Somos cuerpo
Inés París Bouza
Auguste Rodin
L’Homme qui marche, grand modèle [El hombre que camina, modelo grande], 1907
Musée Rodin, París
© Musée Rodin, photo Hervé Lewandowski
Alberto Giacometti
Homme qui marche II [Hombre que camina II], 1960
Fondation Giacometti, París
© Alberto Giacometti Estate / VEGAP, 2020
Acepto entusiasmada escribir sobre una pieza escultórica. Supone partir de algo material para crear un texto, un ejercicio inverso al que estoy acostumbrada: escribir palabras para que finalmente nazca una película o una serie.
He elegido las figuras con las que culmina la exposición: Los dos hombres que caminan, el de Rodin y el de Giacometti. La escultura de Rodin es un tronco con unas piernas poderosas: muslos firmes, gemelos dibujados, pies de corredor. Faltan cabeza y brazos. Nos recuerda a un guerrero o a un atleta griego después de un combate, mutilado, pero milagrosamente vivo. Sólido. Inalterable. Eterno. Por el contrario, la escultura de Giacometti es de una fragilidad pasmosa. Un hombre delgadísimo, aéreo, al que todo su cuerpo apenas basta para sostener. Me hace pensar en Kafka («Un artista del hambre») pero su fuente son los Star Gazers, unas figuras de caminantes del pueblo dogon que miran hacia el cielo. El hombre de Giacometti, no. Él lo hace al frente, hacia un futuro que debe construir. Si es capaz.

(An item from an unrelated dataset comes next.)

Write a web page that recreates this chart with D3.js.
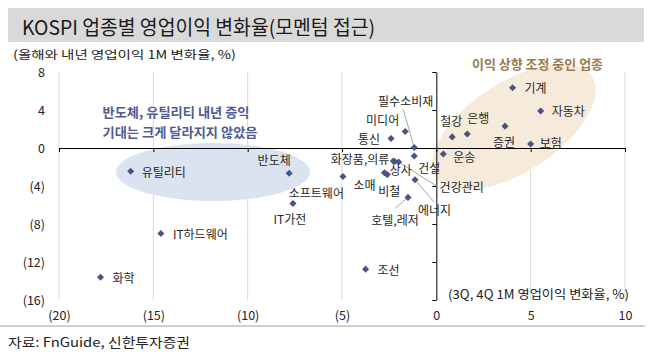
<!DOCTYPE html>
<html><head><meta charset="utf-8">
<script src="https://cdn.jsdelivr.net/npm/d3@7"></script>
<style>
body{margin:0;background:#fff}
text{font-family:"Noto Sans CJK KR","Noto Sans",sans-serif}
</style>
</head><body>
<svg id="c" width="653" height="360"></svg>
<script>
// ---- data ----
const sectors = ["유틸리티","반도체","IT가전","IT하드웨어","화학","조선","소프트웨어","소매","비철","화장품,의류","상사","건강관리","필수소비재","건설","에너지","호텔,레저","통신","미디어","운송","철강","은행","증권","보험","기계","자동차"];
const qChange = [-16.2,-7.8,-7.6,-14.6,-17.8,-3.75,-4.95,-2.75,-2.6,-2.28,-2.2,-2.0,-1.17,-1.17,-1.13,-1.5,-2.4,-1.65,0.37,0.84,1.64,3.64,5.0,4.04,5.53];
const yChange = [-2.45,-2.65,-5.85,-9.0,-13.6,-12.75,-3.0,-2.6,-2.8,-1.38,-1.43,-1.48,0.05,-0.85,-3.35,-5.2,1.0,1.73,-0.64,1.17,1.48,2.3,0.42,6.35,3.9];
const xTicks = [-20,-15,-10,-5,0,5,10];
const yTicks = [8,4,0,-4,-8,-12,-16];

// ---- label layout (px offsets from marker) ----
const labelLayout = {
  "유틸리티":[11,0,"start"],"반도체":[-15,-14,"middle"],"IT가전":[-3,15,"middle"],
  "IT하드웨어":[12,0,"start"],"화학":[12,0,"start"],"조선":[12,0,"start"],
  "소프트웨어":[1,16,"end"],"소매":[-20,12,"middle"],"비철":[2,16,"middle"],
  "화장품,의류":[-4,-3,"end"],"상사":[6,8,"middle"],"건강관리":[41,24,"start"],
  "필수소비재":[19,-47,"end"],"건설":[4,11,"start"],"에너지":[3,30,"start"],
  "호텔,레저":[-13,22,"middle"],"통신":[-11,0,"end"],"미디어":[-6,-12,"end"],
  "운송":[10,2,"start"],"철강":[-1,-16,"middle"],"은행":[11,-16,"middle"],
  "증권":[-1,15,"middle"],"보험":[9,-2,"start"],"기계":[12,0,"start"],"자동차":[11,0,"start"]
};
const leaders = {"필수소비재":[-11,-38],"건강관리":[38,24],"에너지":[19,22],"호텔,레저":[-13,11]};

const svg = d3.select("#c");
const x = d3.scaleLinear().domain([-20,10]).range([59,625]);
const y = d3.scaleLinear().domain([-16,8]).range([300,72]);
const fmt = d => d < 0 ? `(${-d})` : `${d}`;

// title band
svg.append("rect").attr("x",8).attr("y",8).attr("width",636).attr("height",34).attr("fill","#d9d9d9");
svg.append("text").attr("x",22).attr("y",26).attr("dominant-baseline","central")
  .attr("font-size",20).attr("fill","#1a1a1a").attr("textLength",353).attr("lengthAdjust","spacingAndGlyphs")
  .text("KOSPI 업종별 영업이익 변화율(모멘텀 접근)");
svg.append("text").attr("x",13).attr("y",53.5).attr("dominant-baseline","central")
  .attr("font-size",11.5).attr("fill","#222").attr("textLength",223).attr("lengthAdjust","spacingAndGlyphs")
  .text("(올해와 내년 영업이익 1M 변화율, %)");

// gridlines
svg.append("g").selectAll("line").data(xTicks.filter(d=>d!==0)).join("line")
  .attr("x1",d=>x(d)).attr("x2",d=>x(d)).attr("y1",y(8)).attr("y2",y(-16))
  .attr("stroke","#d9d9d9").attr("stroke-width",1);

// ellipses
svg.append("ellipse").attr("cx",213).attr("cy",172).attr("rx",97).attr("ry",29).attr("fill","#dce3f0");
svg.append("ellipse").attr("cx",0).attr("cy",0).attr("rx",93).attr("ry",45)
  .attr("transform","translate(514,127) rotate(-33)").attr("fill","#f6ebdb");

// y axis line at x=0
const yAxis = d3.axisLeft(y).tickValues(yTicks).tickSize(4).tickFormat("").tickSizeOuter(0);
const gy = svg.append("g").attr("transform",`translate(${x(0)},0)`).call(yAxis);
gy.selectAll("path,line").attr("stroke","#000");
// y labels
const gyl = svg.append("g").attr("transform","translate(45,0)")
  .call(d3.axisLeft(y).tickValues(yTicks).tickSize(0).tickPadding(0).tickFormat(fmt));
gyl.select(".domain").remove();
gyl.selectAll("text").attr("font-size",12.5).attr("fill","#222").attr("font-family","'Noto Sans CJK KR',sans-serif");

// x axis line at y=0
const gx = svg.append("g").attr("transform",`translate(0,${y(0)})`)
  .call(d3.axisBottom(x).tickValues(xTicks).tickSize(4).tickFormat("").tickSizeOuter(0));
gx.selectAll("path,line").attr("stroke","#000");
const gxl = svg.append("g").attr("transform","translate(0,316)")
  .call(d3.axisBottom(x).tickValues(xTicks).tickSize(0).tickPadding(0).tickFormat(fmt));
gxl.select(".domain").remove();
gxl.selectAll("text").attr("font-size",12.5).attr("fill","#222").attr("dy","0.32em").attr("y",0)
  .attr("font-family","'Noto Sans CJK KR',sans-serif");

const pts = sectors.map((s,i)=>({name:s,px:x(qChange[i]),py:y(yChange[i])}));

// leaders
svg.append("g").selectAll("line").data(pts.filter(p=>leaders[p.name])).join("line")
  .attr("x1",p=>p.px).attr("y1",p=>p.py)
  .attr("x2",p=>p.px+leaders[p.name][0]).attr("y2",p=>p.py+leaders[p.name][1])
  .attr("stroke","#a6a6a6").attr("stroke-width",1);

// markers
svg.append("g").selectAll("path").data(pts).join("path")
  .attr("d",d3.symbol().type(d3.symbolSquare).size(25))
  .attr("transform",p=>`translate(${p.px},${p.py}) rotate(45)`)
  .attr("fill","#4b5384");

// labels
svg.append("g").selectAll("text").data(pts).join("text")
  .attr("x",p=>p.px+labelLayout[p.name][0]).attr("y",p=>p.py+labelLayout[p.name][1])
  .attr("text-anchor",p=>labelLayout[p.name][2]).attr("dominant-baseline","central")
  .attr("font-size",12).attr("fill","#262626").text(p=>p.name);

// annotations
svg.append("text").attr("x",176).attr("y",111).attr("text-anchor","middle").attr("dominant-baseline","central")
  .attr("font-size",13).attr("font-weight","bold").attr("fill","#505b94")
  .attr("textLength",147).attr("lengthAdjust","spacingAndGlyphs").text("반도체, 유틸리티 내년 증익");
svg.append("text").attr("x",180).attr("y",131).attr("text-anchor","middle").attr("dominant-baseline","central")
  .attr("font-size",13).attr("font-weight","bold").attr("fill","#505b94")
  .attr("textLength",155).attr("lengthAdjust","spacingAndGlyphs").text("기대는 크게 달라지지 않았음");
svg.append("text").attr("x",472).attr("y",63).attr("dominant-baseline","central")
  .attr("font-size",13).attr("font-weight","bold").attr("fill","#9b7b4e")
  .attr("textLength",131).attr("lengthAdjust","spacingAndGlyphs").text("이익 상향 조정 중인 업종");
svg.append("text").attr("x",448).attr("y",293).attr("dominant-baseline","central")
  .attr("font-size",12.5).attr("fill","#222")
  .attr("textLength",181).attr("lengthAdjust","spacingAndGlyphs").text("(3Q, 4Q 1M 영업이익 변화율, %)");

// footer
svg.append("line").attr("x1",0).attr("x2",645).attr("y1",326).attr("y2",326).attr("stroke","#a0a0a0");
svg.append("text").attr("x",8).attr("y",341).attr("dominant-baseline","central")
  .attr("font-size",13).attr("fill","#222")
  .attr("textLength",182).attr("lengthAdjust","spacingAndGlyphs").text("자료: FnGuide, 신한투자증권");
</script>
</body></html>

Descubrí a Rodin a los quince años en mi primer viaje a París. Entonces quería ser bailarina, una actividad a la que dediqué mucho tiempo con pésimos resultados. Pero que, al menos, me dio una conciencia de lo corpóreo y del movimiento que me ayudó a disfrutar enormemente de la visita al Museo Rodin. Llevaba conmigo el pequeño ensayo que Rilke dedicó al escultor y donde relata cómo el artista, en los talleres, obligaba a los alumnos a permanecer detenidos ante los enormes bloques de piedra hasta que vislumbraban la forma que estos contenían. Les «enseñaba a ver». Pero lo fascinante para mí comienza después, cuando los alumnos, armados con un cincel o con enormes martillos, sudorosos y agotados, arrancaban de la roca la escultura.
Esta tarea creativa que implica el cuerpo del autor es lo contrario de lo que nos toca hacer a los escritores enclaustrados en el mundo de la palabra escrita. Sentados, rígidos, olvidados de nuestro cuerpo. Y es por esta necesidad de recordar que este nos constituye como profundamente humanos (aunque nuestra civilización tienda a negarlo hasta que desastres como esta pandemia nos lo restriegan por la cara) que he elegido estas esculturas.
La humanidad, imaginada como firme y eterna, o retratada en su fragilidad, neurosis y caducidad es siempre la imagen de un cuerpo. Un cuerpo que camina. O lo intenta.